Probabilistic CFD design is needed because we are asked to do more with less. To cost effectively accomplish the design task, we need to formally quantify the effect of uncertainties (variables) in the design. Probabilistic design is one effective method to formally quantify the effect of uncertainties. Our objective is to establish a revolutionary new early design process, by developing non-deterministic physics-based probabilistic design tools, which will include all the life cycle processes. Breakthroughs will be sought in speed, accuracy, intelligence, and usability of the system. This paper is concerned with the usefulness of parametric optimization method coupled with a Navier-Stokes analysis code for the aero-thermodynamic design of turbomachinery combustor liner. The interconnection between the CFD code and NESSUS codes facilitated the coupling between the thermal profiles and structural design.

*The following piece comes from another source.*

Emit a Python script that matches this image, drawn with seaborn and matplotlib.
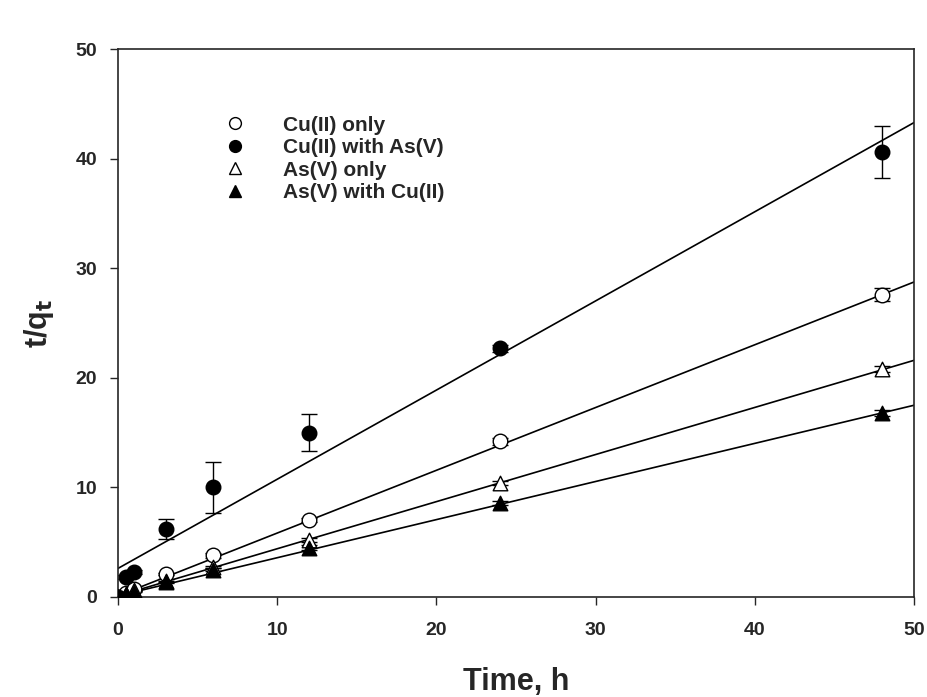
import numpy as np
import pandas as pd
import matplotlib.pyplot as plt
import seaborn as sns
from matplotlib.lines import Line2D

time = [0, 0.5, 1, 3, 6, 12, 24, 48]

cu_only = [0.0, 0.4, 0.7, 2.1, 3.8, 7.0, 14.2, 27.6]
cu_only_err = [0.0, 0.05, 0.05, 0.1, 0.2, 0.2, 0.3, 0.6]
cu_as = [0.0, 1.8, 2.3, 6.2, 10.0, 15.0, 22.7, 40.6]
cu_as_err = [0.0, 0.2, 0.2, 0.9, 2.3, 1.7, 0.3, 2.4]
as_only = [0.0, 0.3, 0.6, 1.5, 2.7, 5.2, 10.4, 20.8]
as_only_err = [0.0, 0.05, 0.05, 0.1, 0.1, 0.2, 0.2, 0.3]
as_cu = [0.0, 0.3, 0.5, 1.4, 2.5, 4.5, 8.6, 16.8]
as_cu_err = [0.0, 0.05, 0.05, 0.1, 0.1, 0.2, 0.2, 0.3]

series = ['Cu(II) only', 'Cu(II) with As(V)', 'As(V) only', 'As(V) with Cu(II)']
slopes = [0.573, 0.814, 0.430, 0.348]
intercepts = [0.1, 2.6, 0.1, 0.1]

sns.set_style('ticks')
plt.rcParams['font.family'] = ['Liberation Sans', 'DejaVu Sans']
plt.rcParams['font.weight'] = 'bold'
plt.rcParams['mathtext.default'] = 'bf'

fig = plt.figure(figsize=(9.28, 6.97), dpi=100)
ax = fig.add_axes([0.127, 0.1435, 0.858, 0.786])

# fitted lines
xfit = np.array([0, 50])
for s, b in zip(slopes, intercepts):
    sns.lineplot(x=xfit, y=s * xfit + b, color='black', linewidth=1.2, ax=ax)

styles = {
    'Cu(II) only': ('o', 'white'),
    'Cu(II) with As(V)': ('o', 'black'),
    'As(V) only': ('^', 'white'),
    'As(V) with Cu(II)': ('^', 'black'),
}
ys = [cu_only, cu_as, as_only, as_cu]
errs = [cu_only_err, cu_as_err, as_only_err, as_cu_err]

handles = []
for name, y, e in zip(series, ys, errs):
    m, fc = styles[name]
    ax.errorbar(time, y, yerr=e, fmt='none', ecolor='black', elinewidth=1,
                capsize=6, capthick=1, zorder=3)
    df = pd.DataFrame({'t': time, 'v': y})
    sns.scatterplot(data=df, x='t', y='v', marker=m, s=110, color=fc,
                    edgecolor='black', linewidth=1, zorder=4, ax=ax)
    handles.append(Line2D([], [], linestyle='none', marker=m, markersize=8.5,
                          markerfacecolor=fc, markeredgecolor='black', label=name))

ax.legend(handles=handles, loc='upper left', bbox_to_anchor=(0.097, 0.913),
          frameon=False, handletextpad=1.3, labelspacing=0.17,
          prop={'weight': 'bold', 'size': 15})

ax.set_xlim(0, 50)
ax.set_ylim(0, 50)
ax.set_xticks(range(0, 51, 10))
ax.set_yticks(range(0, 51, 10))
ax.tick_params(direction='out', length=6, width=1, labelsize=14)
ax.tick_params(axis='x', pad=12)
ax.tick_params(axis='y', pad=9)
for lab in ax.get_xticklabels() + ax.get_yticklabels():
    lab.set_fontweight('bold')
for sp in ax.spines.values():
    sp.set_visible(True)
    sp.set_linewidth(1.2)

ax.set_xlabel('Time, h', fontsize=22, fontweight='bold', labelpad=20)
ax.set_ylabel('t/q$_\\mathbf{t}$', fontsize=22, fontweight='bold', labelpad=14)

fig.savefig('out.png', dpi=100)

We have developed new concepts for reducing the computational cost of unsteady, three-dimensional, compressible aerodynamic analyses for multistage turbomachinery flows. The flow was modeled by the three-dimensional Favre-Reynolds-averaged Navier-Stokes equations using the k-epsilon turbulence closure, which was integrated using an implicit third-order upwind solver. The methodology developed in this paper is expected to lead to the design optimization of turbomachinery blades.